The Grand Teton landscape felt too famous, too complete. She lived just 30 minutes away but never took a serious photo in the park. So many great photographers had been there before her. What more could she add Then, in 2020, something changed.
The photo she made at Blacktail Ponds became a turning point.
It was the first time she allowed herself to photograph a place that scared her. Not because of danger, but because of the weight of history behind it. She didn’t want to repeat what others had done. She wanted to make something new. This is the story of how she did it and what it taught her about photography.
In the spring of 2020, the world felt quiet. The COVID lockdowns had emptied even the busiest places. Grand Teton National Park in Wyoming, usually full of hikers, campers, and tourists, stood nearly silent. For photographer Ansley West Rivers, who lived just 30 minutes away in Victor, Idaho, this stillness opened a door she had once thought closed.

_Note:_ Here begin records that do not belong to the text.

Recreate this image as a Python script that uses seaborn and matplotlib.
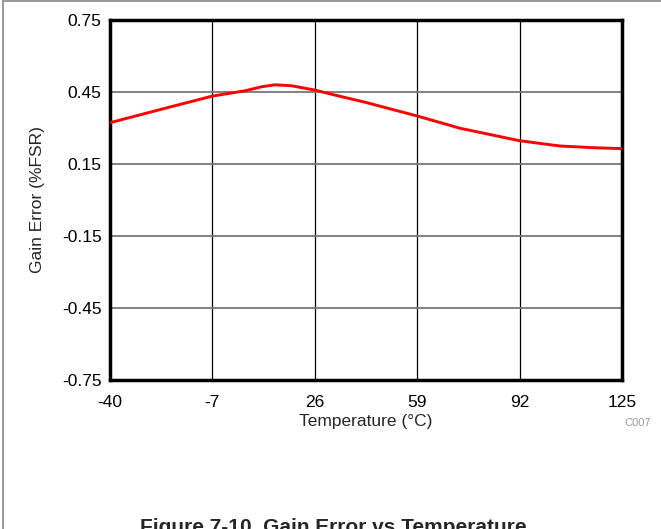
import matplotlib
matplotlib.use("Agg")
import matplotlib.pyplot as plt
from matplotlib.lines import Line2D
import seaborn as sns
import pandas as pd

# values
temperature = [-40, -23.5, -7, 3.5, 8.9, 13.2, 18.5, 26, 33.5, 42, 59, 72.8, 92, 105, 115.7, 125]
gain_error = [0.322, 0.378, 0.433, 0.455, 0.472, 0.480, 0.476, 0.458, 0.434, 0.408, 0.350, 0.299,
              0.247, 0.225, 0.218, 0.214]

x_ticks = [-40, -7, 26, 59, 92, 125]
y_ticks = [-0.75, -0.45, -0.15, 0.15, 0.45, 0.75]
y_tick_labels = ['-0.75', '-0.45', '-0.15', '0.15', '0.45', '0.75']

sns.set_style('white')
plt.rcParams['font.family'] = ['Liberation Sans', 'DejaVu Sans']
plt.rcParams['axes.unicode_minus'] = False

df = pd.DataFrame({'temp': temperature, 'gain': gain_error})

fig = plt.figure(figsize=(6.61, 5.29), dpi=100)
ax = fig.add_axes([110 / 661, 1 - 380 / 529, 512 / 661, 360 / 529])

# grid: vertical black thin, horizontal gray
for t in x_ticks[1:-1]:
    ax.axvline(t, color='black', lw=0.9, zorder=1)
for v in y_ticks[1:-1]:
    ax.axhline(v, color='#777777', lw=1.3, zorder=1)

sns.lineplot(data=df, x='temp', y='gain', color='#ff0000', lw=2.1, ax=ax, zorder=3)

ax.set_xlim(-40, 125)
ax.set_ylim(-0.75, 0.75)
ax.set_xticks(x_ticks)
ax.set_yticks(y_ticks)
ax.set_yticklabels(y_tick_labels)
ax.tick_params(axis='both', length=0, labelsize=12.5, colors='black')
ax.tick_params(axis='x', pad=10.5)
ax.tick_params(axis='y', pad=6)
for s in ax.spines.values():
    s.set_linewidth(2.5)
    s.set_color('black')
    s.set_visible(True)

ax.set_xlabel('Temperature (°C)', fontsize=12.5, labelpad=3.5)
ax.set_ylabel('Gain Error (%FSR)', fontsize=12.5, labelpad=12)

fig.text(638 / 661, 1 - 423 / 529, 'C007', fontsize=8, color='#999999', ha='center', va='center')
fig.text(333 / 661, 1 - 518 / 529, 'Figure 7-10. Gain Error vs Temperature',
         fontsize=15, fontweight='bold', ha='center', va='top')

# page border lines (top and left)
fig.add_artist(Line2D([2.5 / 661, 2.5 / 661], [0, 1 - 1 / 529], color='#888888', lw=1.2,
                      transform=fig.transFigure))
fig.add_artist(Line2D([2.5 / 661, 1], [1 - 1 / 529, 1 - 1 / 529], color='#888888', lw=1.2,
                      transform=fig.transFigure))

fig.savefig('out.png', dpi=100)
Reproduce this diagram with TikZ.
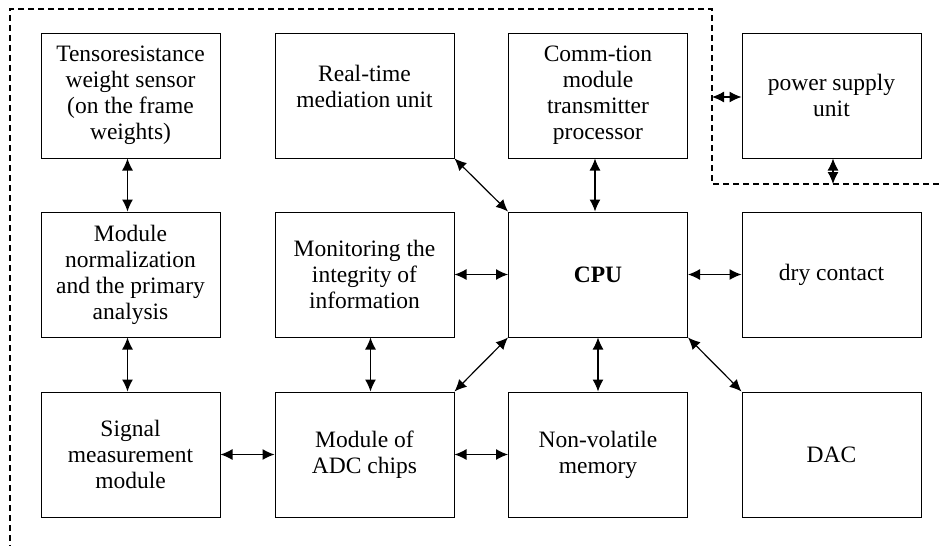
\documentclass[tikz,border=0pt]{standalone}
\usepackage{fontspec}
\setmainfont{Liberation Serif}
\usetikzlibrary{arrows.meta}

\begin{document}
\begin{tikzpicture}[x=1pt,y=-1pt,
  block/.style={draw,line width=1pt,minimum width=179pt,minimum height=125pt,
    inner sep=0pt,align=center,font=\fontsize{23.5}{26}\selectfont},
  link/.style={line width=1.2pt,{Latex[length=12pt,width=11pt]}-{Latex[length=12pt,width=11pt]}},
  border/.style={line width=1.1pt,dash pattern=on 6pt off 4pt}]
\useasboundingbox (0,0) rectangle (939,546);
% boxes
\node[block] (tens) at (130.5,95.5) {Tensoresistance\\weight sensor\\(on the frame\\weights)};
\node[block] (real) at (364.5,95.5) {Real-time\\mediation unit\\[-8pt]};
\node[block] (comm) at (598,95.5) {Comm-tion\\module\\transmitter\\processor};
\node[block] (power) at (831.5,95.5) {power supply\\unit};
\node[block] (norm) at (130.5,274.5) {Module\\normalization\\and the primary\\analysis};
\node[block] (monit) at (364.5,274.5) {Monitoring the\\integrity of\\information};
\node[block] (cpu) at (598,274.5) {\bfseries CPU};
\node[block] (dry) at (831.5,274.5) {dry contact};
\node[block] (signal) at (130.5,454.5) {Signal\\measurement\\module};
\node[block] (adc) at (364.5,454.5) {Module of\\ADC chips};
\node[block] (memory) at (598,454.5) {Non-volatile\\memory};
\node[block] (dac) at (831.5,454.5) {DAC};
% dashed border
\draw[border] (939,184) -- (712,184) -- (712,9) -- (10,9) -- (10,546);
\coordinate (bleft) at (712,97);
\coordinate (bbottom) at (833,184);
% links
\draw[link] ([xshift=-3pt]tens.south) -- ([xshift=-3pt]norm.north);
\draw[link] ([xshift=-3pt]norm.south) -- ([xshift=-3pt]signal.north);
\draw[link] (signal) -- (adc);
\draw[link] ([xshift=6pt]monit.south) -- ([xshift=6pt]adc.north);
\draw[link] (adc) -- (memory);
\draw[link] (adc.north east) -- (cpu.south west);
\draw[link] (monit) -- (cpu);
\draw[link] (real.south east) -- (cpu.north west);
\draw[link] ([xshift=-3pt]comm.south) -- ([xshift=-3pt]cpu.north);
\draw[link] (cpu) -- (dry);
\draw[link] (cpu) -- (memory);
\draw[link] (cpu.south east) -- (dac.north west);
\draw[link] (bleft) -- (bleft -| power.west);
\draw[link] (bbottom |- power.south) -- (bbottom);
\end{tikzpicture}
\end{document}
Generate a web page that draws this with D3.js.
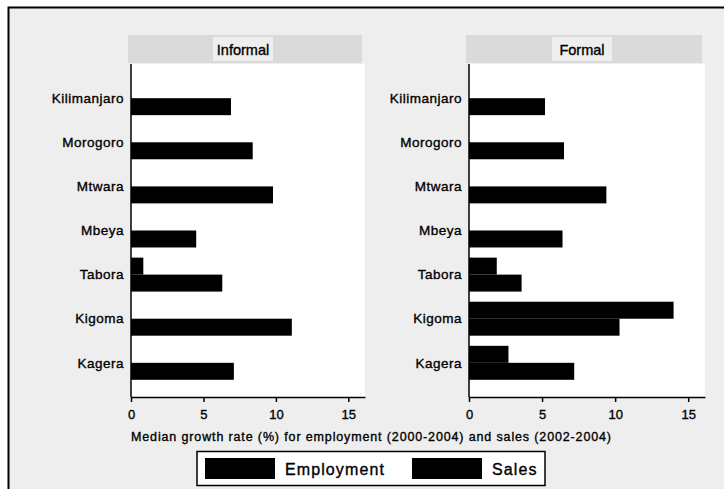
<!DOCTYPE html>
<html>
<head>
<meta charset="utf-8">
<script src="https://cdn.jsdelivr.net/npm/d3@7"></script>
<style>
    body { margin: 0; background: #ffffff; }
    svg text { font-family: "Liberation Sans", Arial, sans-serif; fill: #000; stroke: #000; stroke-width: 0.35px; }
</style>
</head>
<body>
<svg id="chart" width="724" height="489"></svg>
<script>
// values
const regions = ['Kilimanjaro', 'Morogoro', 'Mtwara', 'Mbeya', 'Tabora', 'Kigoma', 'Kagera'];
const panel_titles = ['Informal', 'Formal'];
const series_names = ['Employment', 'Sales'];
const informal_employment = [0, 0, 0, 0, 0.85, 0, 0];
const informal_sales = [6.9, 8.4, 9.8, 4.5, 6.3, 11.1, 7.1];
const formal_employment = [0, 0, 0, 0, 1.9, 14.0, 2.7];
const formal_sales = [5.2, 6.5, 9.4, 6.4, 3.6, 10.3, 7.2];
const x_ticks = [0, 5, 10, 15];
const x_max = 16.15;
const x_title = 'Median growth rate (%) for employment (2000-2004) and sales (2002-2004)';

const svg = d3.select('#chart');
const top_y = 64, bottom_y = 397;

const panels = [
    { title : panel_titles[0], left : 131, right : 365, values : [informal_employment, informal_sales] },
    { title : panel_titles[1], left : 469, right : 705, values : [formal_employment, formal_sales] },
];

// page background and frame
svg.append('rect').attr('x', 0).attr('y', 0).attr('width', 724).attr('height', 489).attr('fill', '#fff');
svg.append('rect')
    .attr('x', 8.5).attr('y', 7.5).attr('width', 730).attr('height', 500)
    .attr('fill', '#eeeeee').attr('stroke', '#000').attr('stroke-width', 2);

const y = d3.scaleBand()
    .domain(regions)
    .range([top_y, bottom_y])
    .paddingInner(0.23)
    .paddingOuter(0.39);

const y_inner = d3.scaleBand()
    .domain(series_names)
    .range([0, y.bandwidth()]);

panels.forEach(panel => {
    const x = d3.scaleLinear().domain([0, x_max]).range([panel.left, panel.right]);
    const g = svg.append('g');

    // title strip
    g.append('rect')
        .attr('x', panel.left - 3).attr('y', 35)
        .attr('width', panel.right - panel.left).attr('height', 28)
        .attr('fill', '#dadada');
    const mid = (panel.left + panel.right) / 2 - 5;
    g.append('rect')
        .attr('x', mid - 30).attr('y', 37).attr('width', 60).attr('height', 24)
        .attr('fill', '#eeeeee');
    g.append('text')
        .attr('x', mid).attr('y', 55)
        .attr('text-anchor', 'middle')
        .style('font-size', '14.5px')
        .text(panel.title);

    // plot area
    g.append('rect')
        .attr('x', panel.left).attr('y', top_y)
        .attr('width', panel.right - panel.left).attr('height', bottom_y - top_y)
        .attr('fill', '#fff');

    series_names.forEach((name, s) => {
        g.append('g').selectAll('rect')
            .data(regions)
            .join('rect')
            .attr('x', x(0))
            .attr('y', d => y(d) + y_inner(name))
            .attr('width', (d, i) => x(panel.values[s][i]) - x(0))
            .attr('height', y_inner.bandwidth())
            .attr('fill', '#000');
    });

    // category labels
    g.append('g').selectAll('text')
        .data(regions)
        .join('text')
        .attr('x', panel.left - 7)
        .attr('y', d => y(d) + y.bandwidth() / 2)
        .attr('dy', '0.35em')
        .attr('text-anchor', 'end')
        .style('font-size', '13.5px')
        .style('letter-spacing', '0.5px')
        .text(d => d);

    g.append('line')
        .attr('x1', panel.left).attr('x2', panel.left)
        .attr('y1', top_y).attr('y2', bottom_y)
        .attr('stroke', '#000').attr('stroke-width', 1.5);

    const axis = g.append('g')
        .attr('transform', 'translate(0,' + bottom_y + ')')
        .call(d3.axisBottom(x).tickValues(x_ticks).tickSize(5).tickPadding(8).tickSizeOuter(0));
    axis.select('.domain').attr('stroke-width', 1.5);
    axis.selectAll('.tick line').attr('stroke-width', 1.5);
    axis.selectAll('.tick text').style('font-size', '13px').attr('font-family', null);
});

svg.append('text')
    .attr('x', 131).attr('y', 441)
    .attr('textLength', 480).attr('lengthAdjust', 'spacing')
    .style('font-size', '12.5px')
    .text(x_title);

// legend
const legend = svg.append('g');
legend.append('rect')
    .attr('x', 197).attr('y', 451.5).attr('width', 348).attr('height', 34)
    .attr('fill', '#fff').attr('stroke', '#000').attr('stroke-width', 1.5);
const legend_x = [205, 412];
series_names.forEach((name, i) => {
    legend.append('rect')
        .attr('x', legend_x[i]).attr('y', 458)
        .attr('width', 70).attr('height', 21)
        .attr('fill', '#000');
    legend.append('text')
        .attr('x', legend_x[i] + 80).attr('y', 475)
        .style('font-size', '16px')
        .style('letter-spacing', '1.1px')
        .text(name);
});
</script>
</body>
</html>
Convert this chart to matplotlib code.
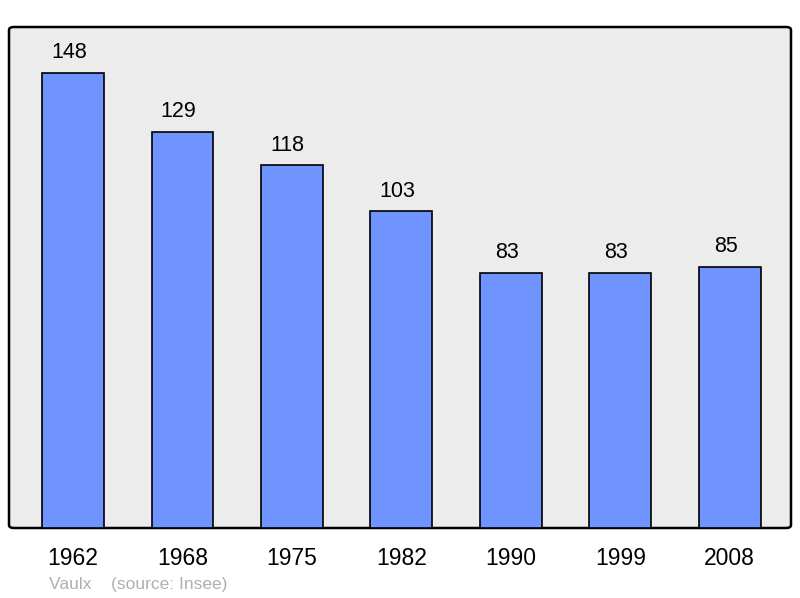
import matplotlib.pyplot as plt
from matplotlib.patches import FancyBboxPatch

# population by census year
years = ['1962', '1968', '1975', '1982', '1990', '1999', '2008']
population = [148, 129, 118, 103, 83, 83, 85]

plt.rcParams['font.family'] = ['Liberation Sans', 'DejaVu Sans']

fig = plt.figure(figsize=(8, 5.98), dpi=100)
# axes box in pixels: x 9..791, y 27..528
ax = fig.add_axes([9 / 800, (598 - 528) / 598, 782 / 800, 501 / 598])
ax.set_facecolor('none')

# rounded background frame
bg = FancyBboxPatch((0, 0), 1, 1, boxstyle='round,pad=0,rounding_size=0.006',
                    transform=ax.transAxes, facecolor='#ececec', edgecolor='black',
                    linewidth=1.8, zorder=0, clip_on=False)
ax.add_patch(bg)

x = range(len(years))
ax.bar(x, population, width=0.566, color='#7094ff', edgecolor='black',
       linewidth=1.2, zorder=2)

for xi, v in zip(x, population):
    ax.annotate(str(v), (xi, v), xytext=(-3, 7), textcoords='offset points',
                ha='center', va='bottom', fontsize=15.5)

ax.set_xlim(-0.585, 6.56)
ax.set_ylim(0, 163)
ax.set_xticks(list(x))
ax.set_xticklabels(years, fontsize=16.5)
ax.tick_params(axis='x', length=0, pad=14)
ax.set_yticks([])
for s in ax.spines.values():
    s.set_visible(False)

fig.text(49 / 800, 1 - 585 / 598, 'Vaulx    (source: Insee)', fontsize=12.5,
         color='#b0b0b0', va='center', ha='left')

fig.savefig('out.png', dpi=100)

“I have been living in Victor, Idaho for three or four years before this,” she said. “And I live 30 minutes from the park… but before this, I had never really been able to photograph in the park.”
Even though she had spent years skiing, floating rivers, and camping in the Tetons, something had always stopped her from making photographs there.
“I think the ghost of Ansel Adams and so many great photographers before me just didn’t allow me to. I felt that somebody had already made work there and they made it better.”
The history of Grand Teton in American photography is heavy. Ansel Adams’s iconic image of the Snake River had made the landscape almost untouchable. For a long time, Ansley felt like anything she captured would only be a copy.
But then came the pandemic. With roads closed to cars, she and her children biked into the park, alone.
“It was a really magical way to experience the park without people. And it really inspired me to now make work in the park. I could build upon that conversation.”
The photo she made at Blacktail Ponds was her first in Grand Teton. The moment mattered. She stood close to where Adams had once made his famous shot, but she wasn’t there to imitate. She wanted to see the place with her own eyes and show it in a new way.
“So this was a really big turning point for me,” she said. “This was the first photograph I shot in Grand Teton National Park. You know, how could I build on this? I thought I wanted to make a totally new image of a very familiar place.”
Her image doesn’t shout. It invites you in. It feels both familiar and strange. Many who see it, even those who know the park well, ask: “Where is this?” That mystery is part of what makes it powerful.
“It’s a place where a lot of people fly fish… it’s right near the airport where a lot of people are flying in. So this was a very challenging photograph for me and the first time I allowed myself to shoot very iconic American landscapes.”
That permission to finally make her own image in a place full of legends was the real moment she captured.